The Court of Criminal Appeal has reserved judgment on an appeal by Clare woman Sharon Collins against her conviction for soliciting and conspiracy to murder her partner and his two sons.
Collins, 46, of Kildysart Road, Ennis was sentenced to six years in jail in 2008 for soliciting a man to kill her partner PJ Howard and his two sons.
Her co-accused, Las Vegas poker dealer Essam Eid, was jailed for demanding money with menace and handling stolen property. The Court of Criminal Appeal has upheld his six-year sentence.
In the second day of the appeal, the court was told that the case was 'contaminated' from the beginning.
Counsel for Ms Collins, Michael Bowman, told the court that evidence about the poison ricin, which was found in the prison cell of Eid, should not have been put before the jury.
He said the toxin had not been preserved to allow the defence carry out its own tests.
The ricin was raised early on in the trial and was 'sold' to the jury as pertinent evidence and described as the most deadly poison known to man.
Mr Bowman said it added another layer of severity and caused the jury to think 'murder, murder, murder' from the start. He said it was like putting a dirty grey sock in a washing of best white shirts.
He also said the last-minute introduction of Eid's wife, Teresa Engle, as a witness meant she went from 'zero to hero'.
Until a short time before the trial, she was not to feature as a witness but suddenly became the most important witness of fact. He said the defence was not given sufficient information about Ms Engle in time to properly cross-examine her.
He said the charge of soliciting was put in as an 'add-on' and was put in as a safety net. However, the way in which the conspiracy charge was framed assisted in relation to the soliciting charge.
The State is not standing over the conspiracy charge because the jury acquitted Eid on the same charge. It is, however, standing over the conviction for soliciting a killer.
Counsel for the State, Tom O'Connell, told the court that the jury was adequately directed by the trial judge.
He said the jury was asked a simple question: 'did Sharon Collins ask Essam Eid to kill the Howards?' The jury answered yes.
He said there was a mountain of evidence from which the jury could properly conclude that Eid was Tony Luciano - the hitman for hire. It was never raised by the defence at the time of the trial that Tony Luciano was anyone other than Eid, he said.

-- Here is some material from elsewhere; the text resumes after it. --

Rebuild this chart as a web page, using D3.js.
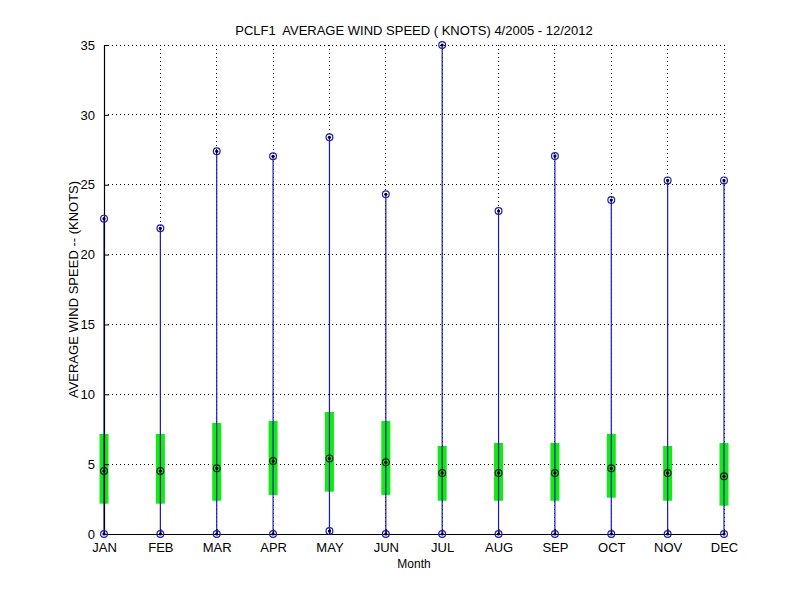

Senior counsel Una Ní Raifeartaigh, also for the State, said the evidence of Ms Engle related mostly to Eid and was irrelevant to Collins' appeal.
She also said the purpose of the ricin evidence was to show Eid had a serious plan to kill. The jury had rejected that by acquitting him on the conspiracy charge so it was impossible to say the ricin evidence was used against Collins.
She said the prosecution never sought to tie Collins to the ricin and juries had to be trusted to distinguish between different pieces of evidence.
The 32-day trial in 2008 heard that Collins used the name 'lying eyes' to search the internet for a hitman to kill her partner PJ Howard.
The trial was told she hated him because of his unusual sexual preferences.
The trial heard she also obtained a fake marriage certificate because Mr Howard's two sons, Niall and Robert, stood in the way of her inheriting his wealth.
Mr Howard gave evidence in support of Collins and had urged the judge not to send her to jail.
The three-judge appeal court said judgment would not be given until after Easter.
Eid appeal rejected
The appeal court rejected an appeal by Sharon Collins' co accused Essam Eid against the severity of a six year sentence.
Mr Justice Joseph Finnegan said while one view might be that Sharon Collins conduct was more reprehensible than Mr Eid's the court had to view the attitude of the legislature to the offences.
The offence of which Mr Eid was convicted - demanding money with menace - carried a maximum sentence of 14 years.
The offence of conspiracy to murder carried a maximum sentence of ten years.
Therefore, he said, while Mr Eid's sentence was the same, it was much lower down on the sentence scale for that offence.
The court ruled that the six year sentence imposed on Mr Eid should stand and said the ‘sentence fits the crime’.
The court said it could be some time before it delivers judgment on the appeal against conviction by Sharon Collins.